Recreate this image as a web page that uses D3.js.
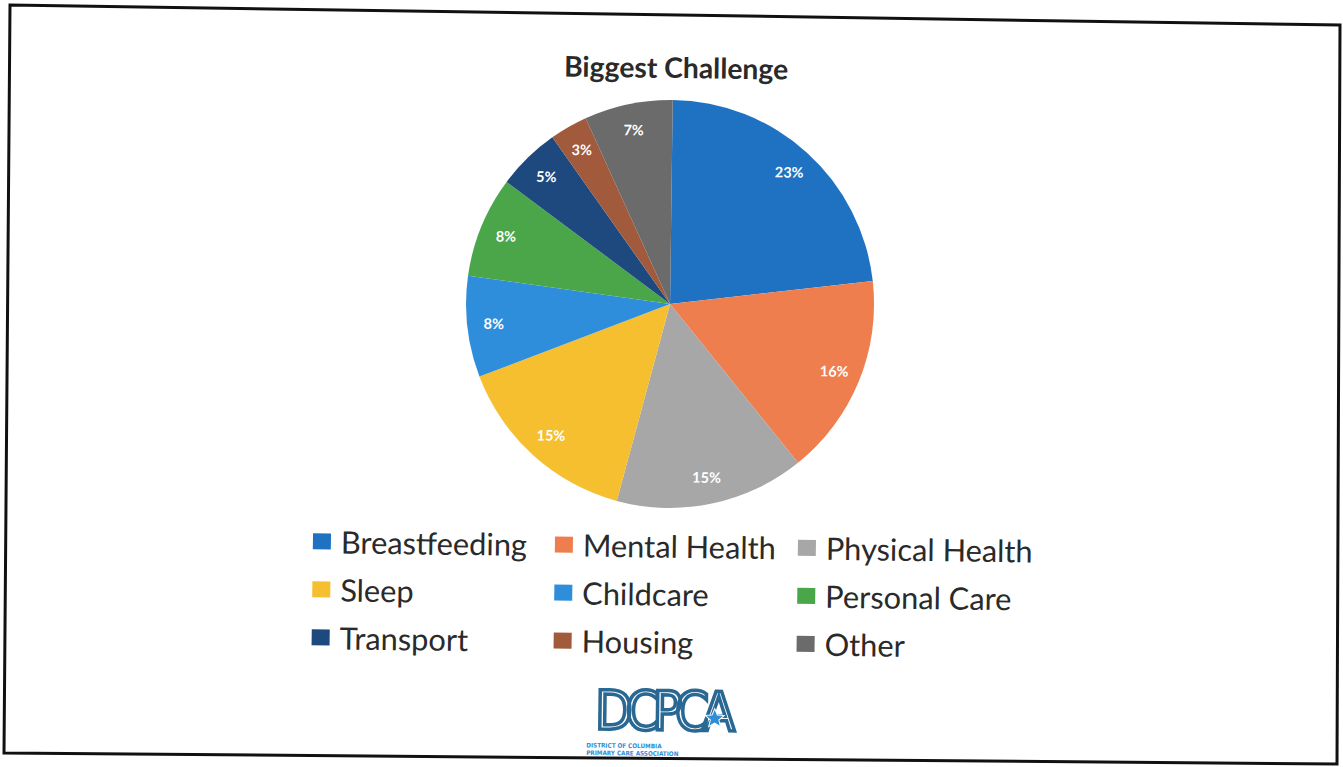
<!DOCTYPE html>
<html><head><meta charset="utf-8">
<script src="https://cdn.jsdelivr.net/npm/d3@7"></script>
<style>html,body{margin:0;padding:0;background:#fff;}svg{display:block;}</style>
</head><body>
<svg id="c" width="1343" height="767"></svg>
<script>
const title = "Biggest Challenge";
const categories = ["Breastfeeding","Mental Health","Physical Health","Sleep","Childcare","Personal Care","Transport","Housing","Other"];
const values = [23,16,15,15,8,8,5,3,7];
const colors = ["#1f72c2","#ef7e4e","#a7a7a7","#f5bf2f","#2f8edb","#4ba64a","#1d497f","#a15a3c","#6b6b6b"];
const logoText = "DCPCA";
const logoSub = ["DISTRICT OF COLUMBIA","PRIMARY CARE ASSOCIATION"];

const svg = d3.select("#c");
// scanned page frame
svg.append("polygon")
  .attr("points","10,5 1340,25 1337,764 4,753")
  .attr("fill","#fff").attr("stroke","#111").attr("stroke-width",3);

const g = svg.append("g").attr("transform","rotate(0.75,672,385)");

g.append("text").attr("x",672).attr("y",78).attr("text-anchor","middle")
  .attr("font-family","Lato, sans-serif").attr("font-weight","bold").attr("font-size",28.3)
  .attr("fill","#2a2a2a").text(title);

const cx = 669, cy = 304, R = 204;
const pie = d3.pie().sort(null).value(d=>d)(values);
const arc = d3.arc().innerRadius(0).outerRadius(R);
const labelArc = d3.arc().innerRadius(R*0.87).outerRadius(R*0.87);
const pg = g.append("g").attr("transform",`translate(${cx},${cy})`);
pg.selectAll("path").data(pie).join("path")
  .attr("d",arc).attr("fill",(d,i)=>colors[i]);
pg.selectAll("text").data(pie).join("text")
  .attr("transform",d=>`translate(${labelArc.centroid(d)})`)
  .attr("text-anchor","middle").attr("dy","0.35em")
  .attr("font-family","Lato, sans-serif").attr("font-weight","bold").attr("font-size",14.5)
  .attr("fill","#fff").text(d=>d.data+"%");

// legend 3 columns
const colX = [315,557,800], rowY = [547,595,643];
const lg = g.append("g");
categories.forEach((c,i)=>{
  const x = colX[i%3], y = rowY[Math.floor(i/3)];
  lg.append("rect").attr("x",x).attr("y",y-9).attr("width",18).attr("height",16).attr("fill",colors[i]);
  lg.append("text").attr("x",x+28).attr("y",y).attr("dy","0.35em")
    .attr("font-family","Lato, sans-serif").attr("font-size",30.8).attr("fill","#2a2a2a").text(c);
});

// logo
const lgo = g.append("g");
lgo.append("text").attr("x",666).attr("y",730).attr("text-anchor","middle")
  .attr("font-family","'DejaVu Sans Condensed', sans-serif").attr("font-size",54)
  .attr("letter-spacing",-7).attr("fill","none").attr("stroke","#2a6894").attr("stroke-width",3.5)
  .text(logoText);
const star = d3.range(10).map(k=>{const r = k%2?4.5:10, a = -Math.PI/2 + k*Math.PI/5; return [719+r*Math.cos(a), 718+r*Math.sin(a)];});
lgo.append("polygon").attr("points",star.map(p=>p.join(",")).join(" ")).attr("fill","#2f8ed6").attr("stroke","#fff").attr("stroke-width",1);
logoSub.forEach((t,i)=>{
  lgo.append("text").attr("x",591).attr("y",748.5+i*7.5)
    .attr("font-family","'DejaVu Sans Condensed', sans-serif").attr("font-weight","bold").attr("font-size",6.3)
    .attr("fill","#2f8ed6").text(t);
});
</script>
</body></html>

**Aim**
Set the listing down in full and exactly. Pictures within it should not appear in the copy.

**Correct result**
Recreate this image as a web page that uses D3.js.
<!DOCTYPE html>
<html><head><meta charset="utf-8">
<script src="https://cdn.jsdelivr.net/npm/d3@7"></script>
<style>html,body{margin:0;padding:0;background:#fff;}svg{display:block;}</style>
</head><body>
<svg id="c" width="1343" height="767"></svg>
<script>
const title = "Biggest Challenge";
const categories = ["Breastfeeding","Mental Health","Physical Health","Sleep","Childcare","Personal Care","Transport","Housing","Other"];
const values = [23,16,15,15,8,8,5,3,7];
const colors = ["#1f72c2","#ef7e4e","#a7a7a7","#f5bf2f","#2f8edb","#4ba64a","#1d497f","#a15a3c","#6b6b6b"];
const logoText = "DCPCA";
const logoSub = ["DISTRICT OF COLUMBIA","PRIMARY CARE ASSOCIATION"];

const svg = d3.select("#c");
// scanned page frame
svg.append("polygon")
  .attr("points","10,5 1340,25 1337,764 4,753")
  .attr("fill","#fff").attr("stroke","#111").attr("stroke-width",3);

const g = svg.append("g").attr("transform","rotate(0.75,672,385)");

g.append("text").attr("x",672).attr("y",78).attr("text-anchor","middle")
  .attr("font-family","Lato, sans-serif").attr("font-weight","bold").attr("font-size",28.3)
  .attr("fill","#2a2a2a").text(title);

const cx = 669, cy = 304, R = 204;
const pie = d3.pie().sort(null).value(d=>d)(values);
const arc = d3.arc().innerRadius(0).outerRadius(R);
const labelArc = d3.arc().innerRadius(R*0.87).outerRadius(R*0.87);
const pg = g.append("g").attr("transform",`translate(${cx},${cy})`);
pg.selectAll("path").data(pie).join("path")
  .attr("d",arc).attr("fill",(d,i)=>colors[i]);
pg.selectAll("text").data(pie).join("text")
  .attr("transform",d=>`translate(${labelArc.centroid(d)})`)
  .attr("text-anchor","middle").attr("dy","0.35em")
  .attr("font-family","Lato, sans-serif").attr("font-weight","bold").attr("font-size",14.5)
  .attr("fill","#fff").text(d=>d.data+"%");

// legend 3 columns
const colX = [315,557,800], rowY = [547,595,643];
const lg = g.append("g");
categories.forEach((c,i)=>{
  const x = colX[i%3], y = rowY[Math.floor(i/3)];
  lg.append("rect").attr("x",x).attr("y",y-9).attr("width",18).attr("height",16).attr("fill",colors[i]);
  lg.append("text").attr("x",x+28).attr("y",y).attr("dy","0.35em")
    .attr("font-family","Lato, sans-serif").attr("font-size",30.8).attr("fill","#2a2a2a").text(c);
});

// logo
const lgo = g.append("g");
lgo.append("text").attr("x",666).attr("y",730).attr("text-anchor","middle")
  .attr("font-family","'DejaVu Sans Condensed', sans-serif").attr("font-size",54)
  .attr("letter-spacing",-7).attr("fill","none").attr("stroke","#2a6894").attr("stroke-width",3.5)
  .text(logoText);
const star = d3.range(10).map(k=>{const r = k%2?4.5:10, a = -Math.PI/2 + k*Math.PI/5; return [719+r*Math.cos(a), 718+r*Math.sin(a)];});
lgo.append("polygon").attr("points",star.map(p=>p.join(",")).join(" ")).attr("fill","#2f8ed6").attr("stroke","#fff").attr("stroke-width",1);
logoSub.forEach((t,i)=>{
  lgo.append("text").attr("x",591).attr("y",748.5+i*7.5)
    .attr("font-family","'DejaVu Sans Condensed', sans-serif").attr("font-weight","bold").attr("font-size",6.3)
    .attr("fill","#2f8ed6").text(t);
});
</script>
</body></html>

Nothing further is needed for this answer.